In the land under my chair live a family of handkerchiefs that have not
seen the washing machine for, let's be honest, years. (I mean it: side
story: I am waiting for gut pains, or the runs, or both from the
mustard I made from powder today. I didn't read the use by June 1997
sign until its vile bitter taste almost choked me). There is also food
under the chair (I think) and definitely plastic bags. The food
(slimming things like chocolate) comes in the bags, and they get left
over for filling with crap to go out with the rubbish. The cockroaches
don't know they are there, but in case I am wrong, there are cockie
baits under there somewhere too. Next year I may look. In 'now' time my
writing is getting longer as you can see. Longer is good. This is a
very good churn day.
The guided tour is almost complete. There's a big cane hamper thing on
my right, bristling with more pending stuff. Also lots of coins,
overflowing a small plastic container. All the big value coins get
skimmed from the top, so you have to dive through the top ones to find
them underneath. This flicks coins down the hole between the hamper
thing and the bags that surround it. Could move the bags but don't.
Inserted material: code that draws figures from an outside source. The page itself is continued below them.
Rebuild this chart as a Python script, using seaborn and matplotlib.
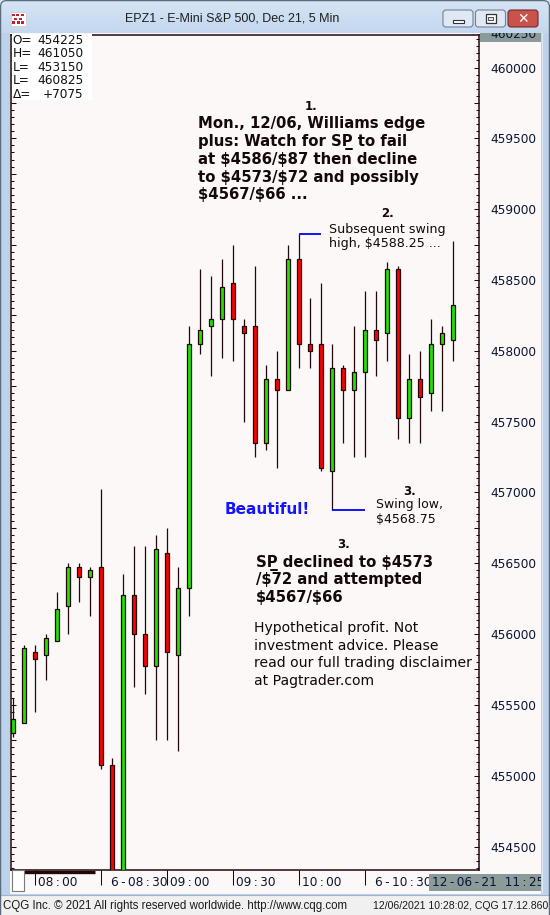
import numpy as np
import pandas as pd
import matplotlib
matplotlib.use("Agg")
import matplotlib.pyplot as plt
import seaborn as sns
from matplotlib.patches import Rectangle, FancyBboxPatch
from matplotlib.ticker import MultipleLocator, FuncFormatter

# ---------------- data (prices x100, as shown by CQG) ----------------
opens = [455300, 455375, 455875, 455850, 455950, 456200, 456475, 456400, 456475, 455075,
         454250, 456275, 456000, 455775, 456575, 455850, 456325, 458050, 458175, 458225,
         458475, 458175, 458175, 457350, 457800, 457725, 458650, 458050, 458050, 457150,
         457875, 457725, 457850, 458150, 458125, 458575, 457525, 457800, 457700, 458050,
         458075]
highs = [455550, 455925, 455925, 456000, 456300, 456500, 456500, 456475, 457025, 455125,
         456425, 456625, 456625, 456700, 456750, 456475, 458175, 458575, 458525, 458650,
         458750, 458225, 458600, 457900, 458000, 458750, 458825, 458375, 458475, 458050,
         457900, 458175, 458425, 458425, 458625, 458600, 457975, 458000, 458225, 458175,
         458775]
lows = [455275, 455375, 455450, 455675, 455950, 456000, 456225, 456125, 455050, 454200,
        454200, 455625, 455575, 455250, 455250, 455175, 456125, 457975, 457825, 457950,
        457925, 457500, 457250, 457300, 457175, 457725, 457875, 457875, 457150, 456875,
        457350, 457250, 457250, 457825, 457925, 457375, 457350, 457350, 457575, 457575,
        457925]
closes = [455400, 455900, 455825, 455975, 456175, 456475, 456400, 456450, 455075, 454250,
          456275, 456000, 455775, 456600, 455875, 456325, 458050, 458150, 458225, 458450,
          458225, 458125, 457350, 457800, 457725, 458650, 458050, 458000, 457175, 457875,
          457725, 457850, 458150, 458075, 458575, 457525, 457800, 457675, 458050, 458125,
          458325]

time_tick_idx = [2, 8, 14, 20, 26, 32]
time_tick_labels = ["08:00", "6-08:30", "09:00", "09:30", "10:00", "6-10:30"]
info_labels = ["O=", "H=", "L=", "L=", "\u0394="]
info_values = ["454225", "461050", "453150", "460825", "+7075"]
title_text = "EPZ1 - E-Mini S&P 500, Dec 21, 5 Min"
swing_high_idx = 26
swing_low_idx = 29

df = pd.DataFrame({"o": opens, "h": highs, "l": lows, "c": closes})
df["i"] = np.arange(len(df))

# ---------------- style ----------------
sns.set_theme(style="white")
plt.rcParams['font.family'] = ['DejaVu Sans']

W, H = 550, 915
fig = plt.figure(figsize=(5.5, 9.15), dpi=100)
FRAME = '#bcd2ea'
PLOTBG = '#fbf8f7'
DARK = '#22070a'
NAVY = '#0a1530'
fig.patch.set_facecolor(FRAME)

def pxax(z):
    a = fig.add_axes([0, 0, 1, 1], zorder=z)
    a.set_xlim(0, W); a.set_ylim(H, 0); a.axis('off'); a.patch.set_alpha(0)
    return a

bg = pxax(-10)
bg.add_patch(Rectangle((10, 33), 531, 861, facecolor=PLOTBG, edgecolor='none'))
bg.add_patch(Rectangle((0, 895), 550, 20, facecolor='#f0f0f0', edgecolor='none'))
bg.plot([0, 550], [895, 895], color='#9fb4cc', lw=0.8)

# ---------------- main chart ----------------
L, R, T, B = 11, 479, 35, 870
ax = fig.add_axes([L / W, 1 - B / H, (R - L) / W, (B - T) / H], zorder=0)
ax.set_facecolor(PLOTBG)
x0 = -(13 - L) / 11.0
ax.set_xlim(x0, x0 + (R - L) / 11.0)
units_per_px = 5500 / 779.0
ax.set_ylim(460000 - (B - 67.5) * units_per_px, 460000 + (67.5 - T) * units_per_px)

up = df["c"] >= df["o"]
colors = np.where(up, '#20e400', '#ff0000')
ax.vlines(df["i"], df["l"], df["h"], color=DARK, lw=0.9, zorder=2)
ax.bar(df["i"], (df["c"] - df["o"]).abs(), bottom=df[["o", "c"]].min(axis=1),
       width=0.42, color=colors, edgecolor=DARK, linewidth=0.9, zorder=3)

# swing markers
ax.plot([swing_high_idx, swing_high_idx + 2], [highs[swing_high_idx]] * 2,
        color='#0000ff', lw=1.3, zorder=4, solid_capstyle='butt')
ax.plot([swing_low_idx, swing_low_idx + 3], [lows[swing_low_idx]] * 2,
        color='#0000ff', lw=1.3, zorder=4, solid_capstyle='butt')

for s in ax.spines.values():
    s.set_color(DARK); s.set_linewidth(1.1); s.set_visible(True)

ax.yaxis.set_major_locator(MultipleLocator(250))
ax.yaxis.set_minor_locator(MultipleLocator(50))
ax.yaxis.set_major_formatter(FuncFormatter(
    lambda v, p: f"{int(round(v))}" if int(round(v)) % 500 == 0 else ""))
ax.tick_params(axis='y', which='both', direction='in', left=True, right=True,
               labelleft=False, labelright=True, color=DARK, width=0.75)
ax.tick_params(axis='y', which='major', length=3.8, labelsize=8.7, labelcolor=NAVY, pad=8.3)
ax.tick_params(axis='y', which='minor', length=2.2)
ax.set_xticks(time_tick_idx)
ax.set_xticklabels([])
ax.tick_params(axis='x', which='major', direction='out', bottom=True, length=10.8,
               width=0.75, color=DARK, labelbottom=False)
ax.xaxis.set_minor_locator(plt.NullLocator())
ax.grid(False)

def spaced(s):
    return s.replace(":", "\u2009:\u2009").replace("-", "\u2009-\u2009")

for idx, lbl in zip(time_tick_idx, time_tick_labels):
    dx = 10 if lbl.startswith("6-") else 3
    ax.annotate(spaced(lbl), xy=(idx, 0), xycoords=('data', 'axes fraction'),
                xytext=(dx, -16), textcoords='offset pixels', ha='left', va='baseline',
                fontsize=8.7, color=NAVY, annotation_clip=False)

# ---------------- overlay (window chrome & texts) ----------------
ov = pxax(10)
# info box
ov.add_patch(Rectangle((12, 34.2), 80, 66, facecolor='white', edgecolor='none', zorder=1))
for k, (lb, vl) in enumerate(zip(info_labels, info_values)):
    yb = 44 + 13.4 * k
    ov.text(12.5, yb, lb, fontsize=8.7, color='#111111', va='baseline', ha='left', zorder=2)
    ov.text(83.5, yb, vl, fontsize=8.7, color='#111111', va='baseline', ha='right', zorder=2)

# top-right cut label
ov.add_patch(Rectangle((479.5, 33), 61, 8.5, facecolor='#8b9b9a', edgecolor='none', zorder=1))
ov.text(490.5, 38.5, "460250", fontsize=8.7, color=NAVY, va='baseline', ha='left', zorder=2)

# bottom chrome
ov.plot([23, 95], [872, 872], color=DARK, lw=2.4, solid_capstyle='butt', zorder=2)
ov.add_patch(Rectangle((11.5, 869.5), 12, 21, facecolor='white', edgecolor='#7a7a7a',
                       lw=0.8, zorder=2))
ov.add_patch(Rectangle((429, 874), 112, 17, facecolor='#8b9b9a', edgecolor='none', zorder=1))
ov.text(432, 886.5, "12\u2009-\u200906\u2009-\u200921  11\u2009:\u200925", fontsize=8.7,
        color=NAVY, va='baseline', ha='left', zorder=2)
# right frame strip (covers overflow)
ov.add_patch(Rectangle((540.5, 33), 9.5, 862, facecolor=FRAME, edgecolor='none', zorder=4))
ov.plot([542, 542], [33, 893], color='#dde9f6', lw=0.8, zorder=4)

# title bar
grad = np.linspace(0, 1, 64).reshape(-1, 1)
ov.imshow(grad, extent=(0, W, 33, 0), cmap=matplotlib.colors.LinearSegmentedColormap.from_list(
    'tb', ['#d6e5f5', '#c3d7ee']), aspect='auto', zorder=5)
ov.set_xlim(0, W); ov.set_ylim(H, 0)
ov.add_patch(FancyBboxPatch((0.6, 0.6), W - 1.2, H + 20, boxstyle="round,pad=0,rounding_size=6",
                            facecolor='none', edgecolor='#5c6c7e', lw=0.9, zorder=9))
ov.text(232, 18.5, title_text, fontsize=9, family='Liberation Sans', color='#1e1e1e',
        ha='center', va='center', zorder=6)
# icon
ov.add_patch(Rectangle((10.5, 11.5), 15, 14, facecolor='white', edgecolor='#d8c8c8', lw=0.6, zorder=6))
for (a, b) in [(12, 13.5), (16, 13.5), (20.5, 13.5), (14, 17.5), (18.5, 17.5), (12, 21), (16.5, 21), (20.5, 21)]:
    ov.add_patch(Rectangle((a, b), 3, 2.6, facecolor='#c4202a', edgecolor='none', zorder=7))
# buttons
for (bx, fc, ec) in [(443, '#dfe8f3', '#6f829c'), (475.5, '#dfe8f3', '#6f829c'),
                     (508, '#c9524b', '#6e2b2b')]:
    ov.add_patch(FancyBboxPatch((bx, 10), 30, 17, boxstyle="round,pad=0,rounding_size=3",
                                facecolor=fc, edgecolor=ec, lw=0.8, zorder=6))
ov.add_patch(Rectangle((452.5, 19.5), 11, 3, facecolor='white', edgecolor='#333333', lw=0.8, zorder=7))
ov.add_patch(Rectangle((485.5, 13.5), 10, 9, facecolor='white', edgecolor='#333333', lw=0.9, zorder=7))
ov.add_patch(Rectangle((488, 16.5), 5, 3.5, facecolor='#dfe8f3', edgecolor='#333333', lw=0.6, zorder=8))
ov.text(523, 18.8, "\u2715", fontsize=10, fontweight='bold', color='white', ha='center',
        va='center', zorder=7)

# annotations
TXT = '#140808'
def t(x, y, s, size, weight='normal', color=TXT, ha='left'):
    ov.text(x, y, s, fontsize=size, fontweight=weight, color=color, ha=ha, va='baseline',
            parse_math=False, zorder=3)

t(311, 110, "1.", 8.5, 'bold', ha='center')
block1 = ["Mon., 12/06, Williams edge", "plus: Watch for SP\u0332 to fail",
          "at $4586/$87 then decline", "to $4573/$72 and possibly", "$4567/$66 ..."]
for k, s in enumerate(block1):
    t(197.5, 128.3 + 17.75 * k, s, 10.7, 'bold')

t(387.3, 216.7, "2.", 8.5, 'bold', ha='center')
for k, s in enumerate(["Subsequent swing", "high, $4588.25 ..."]):
    t(329.3, 233.3 + 13.4 * k, s, 9.1)

t(409.3, 495, "3.", 8.5, 'bold', ha='center')
for k, s in enumerate(["Swing low,", "$4568.75"]):
    t(375.7, 508.3 + 14.4 * k, s, 9.0)

t(225, 514, "Beautiful!", 11.0, 'bold', color='#1414ff')

t(343.3, 547.7, "3.", 8.5, 'bold', ha='center')
for k, s in enumerate(["SP\u0332 declined to $4573", "/$72 and attempted", "$4567/$66"]):
    t(255.7, 566.7 + 17.65 * k, s, 10.7, 'bold')

for k, s in enumerate(["Hypothetical profit. Not", "investment advice. Please",
                       "read our full trading disclaimer", "at Pagtrader.com"]):
    t(254.3, 631.7 + 17.8 * k, s, 10.1)

# footer
ov.text(3, 909, "CQG Inc. \u00a9 2021 All rights reserved worldwide. http://www.cqg.com",
        fontsize=8.3, family='Liberation Sans', color='#1a1a1a', va='baseline', ha='left')
ov.text(548, 909, "12/06/2021 10:28:02, CQG 17.12.860", fontsize=7.6, family='Liberation Sans',
        color='#1a1a1a', va='baseline', ha='right')

fig.savefig("out.png", dpi=100, facecolor=fig.get_facecolor())
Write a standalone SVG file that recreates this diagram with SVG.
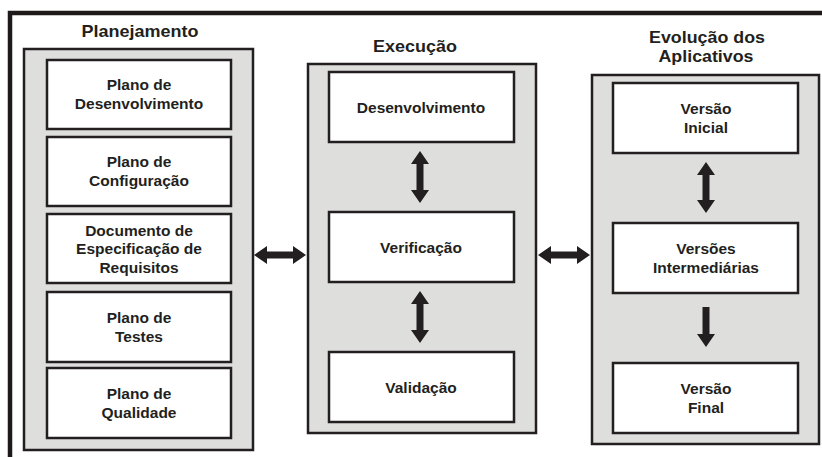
<svg xmlns="http://www.w3.org/2000/svg" width="822" height="457" viewBox="0 0 822 457">
<style>
.frame{stroke:#1e1a1a;stroke-width:4.5;fill:none}
.cont{fill:#dededc;stroke:#231f20;stroke-width:2.5}
.box{fill:#ffffff;stroke:#231f20;stroke-width:2.5}
.t{font-family:"Liberation Sans",Arial,sans-serif;font-weight:bold;font-size:15.5px;fill:#231f20;text-anchor:middle}
.h{font-family:"Liberation Sans",Arial,sans-serif;font-weight:bold;font-size:16.5px;fill:#231f20;text-anchor:middle}
.arr{fill:#231f20}
</style>
<rect width="822" height="457" fill="#ffffff"/>
<path class="frame" d="M10,457 V13 H822"/>
<g id="planejamento">
<text class="h" x="140" y="37" textLength="117" lengthAdjust="spacingAndGlyphs">Planejamento</text>
<rect class="cont" x="24" y="49" width="229" height="401"/>
<g id="plano-desenvolvimento"><rect class="box" x="47" y="60" width="184" height="69"/><text class="t" x="139" y="90">Plano de</text><text class="t" x="139" y="109">Desenvolvimento</text></g>
<g id="plano-configuracao"><rect class="box" x="47" y="137" width="184" height="69"/><text class="t" x="139" y="167">Plano de</text><text class="t" x="139" y="186">Configuração</text></g>
<g id="doc-requisitos"><rect class="box" x="47" y="214" width="184" height="69"/><text class="t" x="139" y="235.5">Documento de</text><text class="t" x="139" y="254">Especificação de</text><text class="t" x="139" y="272.5">Requisitos</text></g>
<g id="plano-testes"><rect class="box" x="47" y="292" width="184" height="70"/><text class="t" x="139" y="322.5">Plano de</text><text class="t" x="139" y="341.5">Testes</text></g>
<g id="plano-qualidade"><rect class="box" x="47" y="368" width="184" height="70"/><text class="t" x="139" y="398.5">Plano de</text><text class="t" x="139" y="417.5">Qualidade</text></g>
</g>
<g id="execucao">
<text class="h" x="415" y="52" textLength="84" lengthAdjust="spacingAndGlyphs">Execução</text>
<rect class="cont" x="308" y="64" width="228" height="369"/>
<g id="desenvolvimento"><rect class="box" x="329" y="72" width="185" height="70"/><text class="t" x="421" y="112.5">Desenvolvimento</text></g>
<g id="verificacao"><rect class="box" x="329" y="212" width="185" height="70"/><text class="t" x="421" y="252.5">Verificação</text></g>
<g id="validacao"><rect class="box" x="329" y="352" width="185" height="70"/><text class="t" x="421" y="392.5">Validação</text></g>
</g>
<g id="evolucao">
<text class="h" x="707" y="43" textLength="116" lengthAdjust="spacingAndGlyphs">Evolução dos</text>
<text class="h" x="706" y="62" textLength="95" lengthAdjust="spacingAndGlyphs">Aplicativos</text>
<rect class="cont" x="592" y="75" width="227" height="369"/>
<g id="versao-inicial"><rect class="box" x="613" y="83" width="185" height="70"/><text class="t" x="706" y="113.5">Versão</text><text class="t" x="706" y="132.5">Inicial</text></g>
<g id="versoes-intermediarias"><rect class="box" x="613" y="223" width="185" height="70"/><text class="t" x="706" y="253.5">Versões</text><text class="t" x="706" y="272.5">Intermediárias</text></g>
<g id="versao-final"><rect class="box" x="613" y="363" width="185" height="70"/><text class="t" x="706" y="393.5">Versão</text><text class="t" x="706" y="412.5">Final</text></g>
</g>
<g id="connectors">
<polygon class="arr" points="420,151 429,164 423.5,164 423.5,190 429,190 420,203 411,190 416.5,190 416.5,164 411,164"/>
<polygon class="arr" points="420,291 429,304 423.5,304 423.5,330 429,330 420,343 411,330 416.5,330 416.5,304 411,304"/>
<polygon class="arr" points="254,255 267,246 267,251.5 293,251.5 293,246 306,255 293,264 293,258.5 267,258.5 267,264"/>
<polygon class="arr" points="538,255 551,246 551,251.5 577,251.5 577,246 590,255 577,264 577,258.5 551,258.5 551,264"/>
<polygon class="arr" points="706,162 715,175 709.5,175 709.5,200 715,200 706,213 697,200 702.5,200 702.5,175 697,175"/>
<polygon class="arr" points="702.5,307 709.5,307 709.5,334 715,334 706,347 697,334 702.5,334"/>
</g>
</svg>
Betcha there's squillions there for a rainy day. The area between the
front seats of my car is its only rival as a coin repository.
Ah yes, and there's the bag behind the seat - totally inaccessible.
Could contain a treasure. Or anything. Add in seven huge bookcases,
leaning impossibly inward like shops in Old Rotterdam. Then I spy two
large hillocks: legend has it that there are two desks buried there.
Some days I can almost see their outlines. Last week, there was a
teensy pathway of floor to get in and out. This is now a series of tiny
'stepping places'. No passing, no overtaking.
If I were to cross the room to the sliding door without which we could
have two more bookcases, I would I look down where twelve odd years
ago, a beautiful cottage garden whispered 'buy the house'. All gone,
really. Midas in reverse:Two dogs running like greyhounds turning grass
into dust, and digging up the gardens. The big one eats potting mix for
desert. The small one is an escapologist, a digger of some
talent.
The dogs are sadly not my friends. Actually, I don't have any. Friends
that is. Because all I do is sit here and try to write. No one can find
me. No one wants to. Ah, so what. The dog is not the only escapologist.